Support for checkpoint restartability varies by operator:

  • The following operators fully support checkpoint restartability:
  • Load
  • Update
  • Stream
  • FastLoad INMOD Adapter
  • FastExport OUTMOD Adapter
  • MultiLoad INMOD Adapter
  • These operators support limited checkpoint restartability:
  • DataConnector operator is fully restartable when processing files in the local filesystem. Checkpoint restartability is partially supported when processing Hadoop files via the HDFS API interface, and not supported when processing Hadoop files and tables via the TDCH-TPT interface. For more information, see “Processing Hadoop Files and Tables” in the Teradata Parallel Transporter Reference.
  • Parallel Transporter Reference.
  • DDL is restartable from the SQL statement that was being executed, but had not completed, at the time the original run of the job terminated.
  • Export and SQL Selector operators are restartable, but not during the exporting of data, as these operators take a checkpoint only when all of the data has been sent to the Teradata PT data stream. Restarting from this checkpoint prevents the operators from having to resend the data.
  • The following operators do not support checkpoint restartability:
  • SQL Inserter
  • The ODBC operator does not support checkpoint and restart operations because it is unknown how the databases to which it can connect will handle restarts.
  • Locating Checkpoint Files

    Checkpoint files must be specified in the tbuild command that restarts the job. Checkpoint files can be found in the following options locations, depending on how your site and the job are set up.

  • In the Global Configuration File -- twbcfg.ini
  • The Teradata PT installation automatically creates a directory named checkpoint (in italics) as the default checkpoint directory under the directory in which the Teradata PT software is installed. This checkpoint directory name is automatically recorded in the Global Configuration File (twbcfg.ini) during the installation of the Teradata PT software.

  • In the Local Configuration File -- $HOME/.twbcfg.ini(UNIX system only
  • On a UNIX system, the checkpoint directory can be set up through the Local Configuration File -- file twbcfg.ini (in italics) in your home directory. The Local Configuration File takes precedence if the CheckpointDirectory entry is defined in both the Global Configuration File and the Local Configuration File. Any changes made to the Local Configuration File affect only the individual user. On Windows there is no Local Configuration File.

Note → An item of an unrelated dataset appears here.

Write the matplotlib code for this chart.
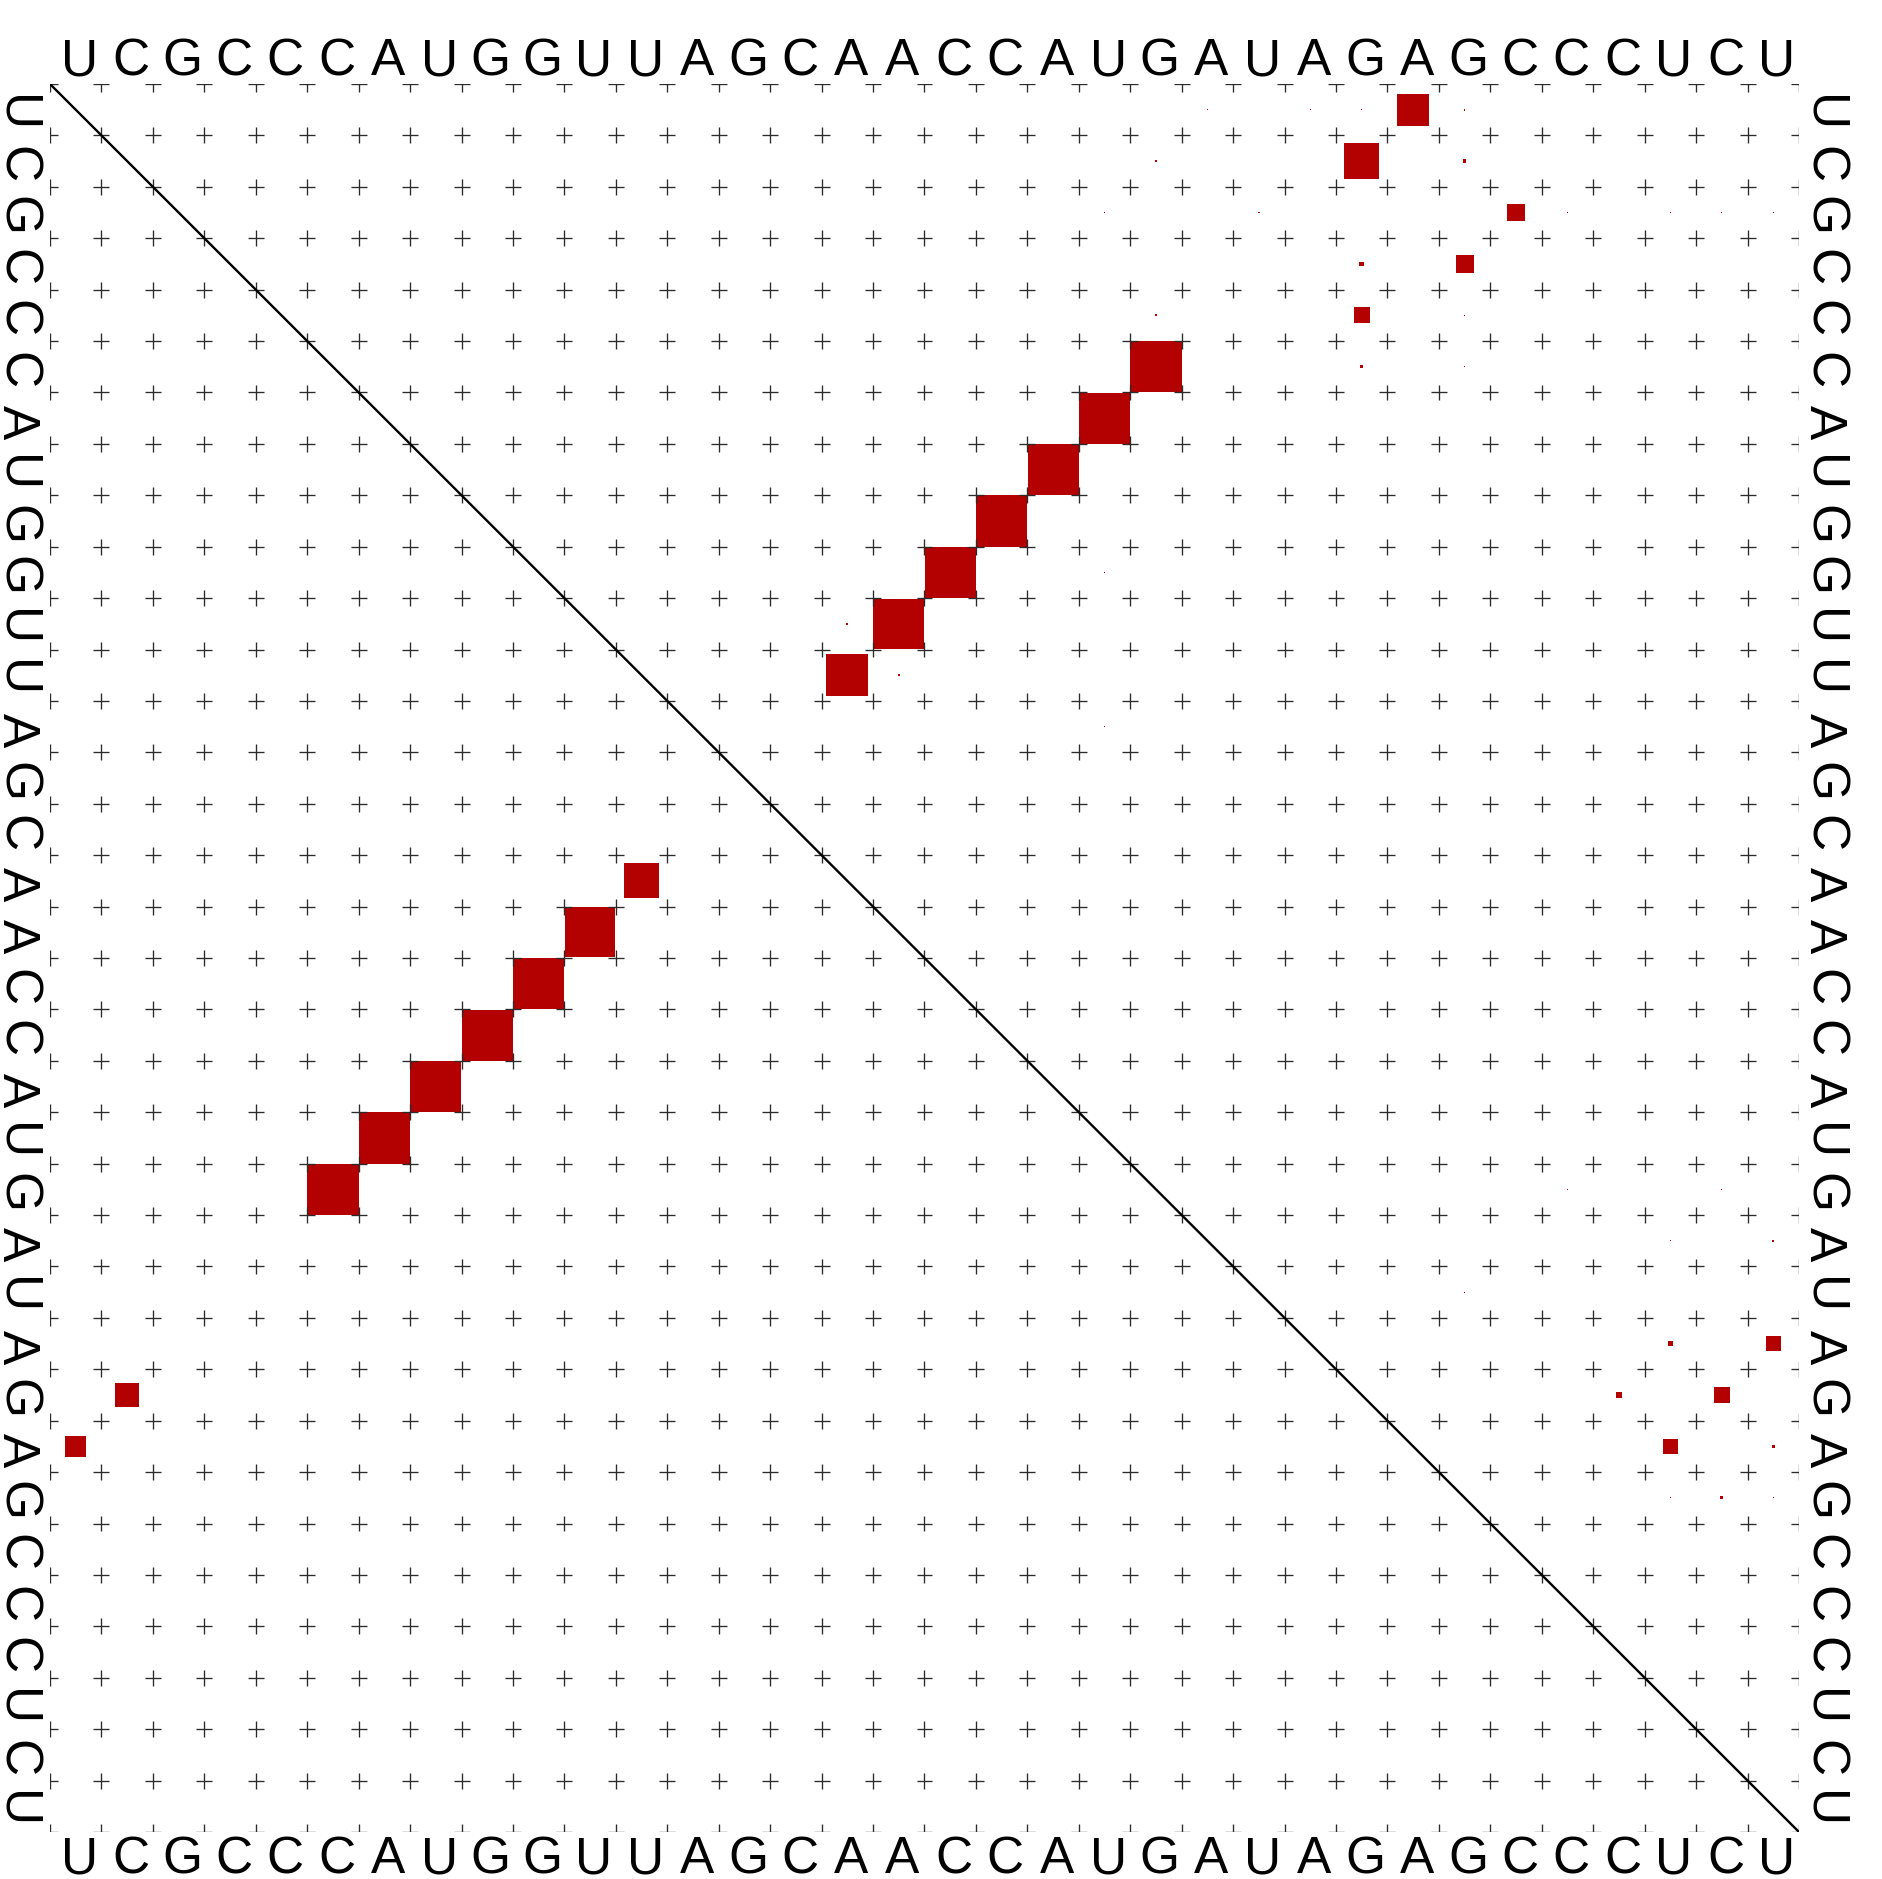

  • As defined by the tbuild -r option
  • tbuild -f <filename> -r <checkpoint directory name>

    The -r option of the tbuild command sets up the checkpoint directory with the specified name. This option overrides -- only for the job being submitted -- any default checkpoint directory that is specified in the Teradata PT configuration files.

    For more information about setting up checkpoint directories, see the Teradata Tools and Utilities Installation Guide for UNIX and Linux.

    If the entry CheckpointDirectory is defined in both configuration files, the one defined in the local configuration file takes precedence. Note that whatever is specified in the local configuration file affects only its owner, not other users.

    Note: On the z/OS platform, checkpoint datasets are defined in the Job Control Language for a Teradata PT job.

    For information on setting up the configuration files for the checkpoint directories “Setting Up Configuration Files” on page 71.

    Default Checkpoint File Names

    Each Teradata PT job automatically creates three associated checkpoint files during job execution and places them in the specified checkpoint directories. These files extend across multiple job steps, if the job has more than one step. They are automatically deleted after a job runs all the way to completion without errors, but if any step fails to finish successfully, the checkpoint files are not deleted and remain in the checkpoint directory.

    Default name formulas for the standard job checkpoint files vary by operating system as follows:

    On UNIX and Windows platforms:

  • <job identifier>CPD1
  • <job identifier>CPD2
  • <job identifier>LVCP
  • where <job identifier> is the job name from the tbuild command line, if a jobname was specified, or the userid in the job logon, if a job name was not specified.

    On z/OS platforms, the checkpoint datasets have the following DDNAMEs:

  • //CPD1
  • //CPD2
  • //LVCP
  • Use tbuild to Restart the Job

    Use one of the following variations to restart a failed job. To restart any job that terminated abnormally, use the same tbuild command that you used to submit the job the first time. The job will then be automatically restarted at the point where the last checkpoint was taken.

    Restarting with a Default Job Name

    When no job name is specified in the tbuild statement at job launch, Teradata PT assigns a default name to the job that is based on the login name, and creates a checkpoint file called <username>.LVCP.

    Jobs executed under the same login name, therefore, use the same <username>.LVCP file, which can be a problem if a job fails because the checkpoint file associated with a failed job remains in the checkpoint directory.

    Starting a new job before restarting the failed job results in unpredictable errors because the new job will use the checkpoint file of the failed job. To avoid such errors, do the following:

  • Restart failed jobs and run them to completion before starting any new jobs.
  • Always delete the checkpoint file of failed jobs before starting a new job. Restarting a failed job after deleting its checkpoint file will cause it to restart from its beginning.
  • Always specify the jobname parameter for all jobs so every job has a unique checkpoint file.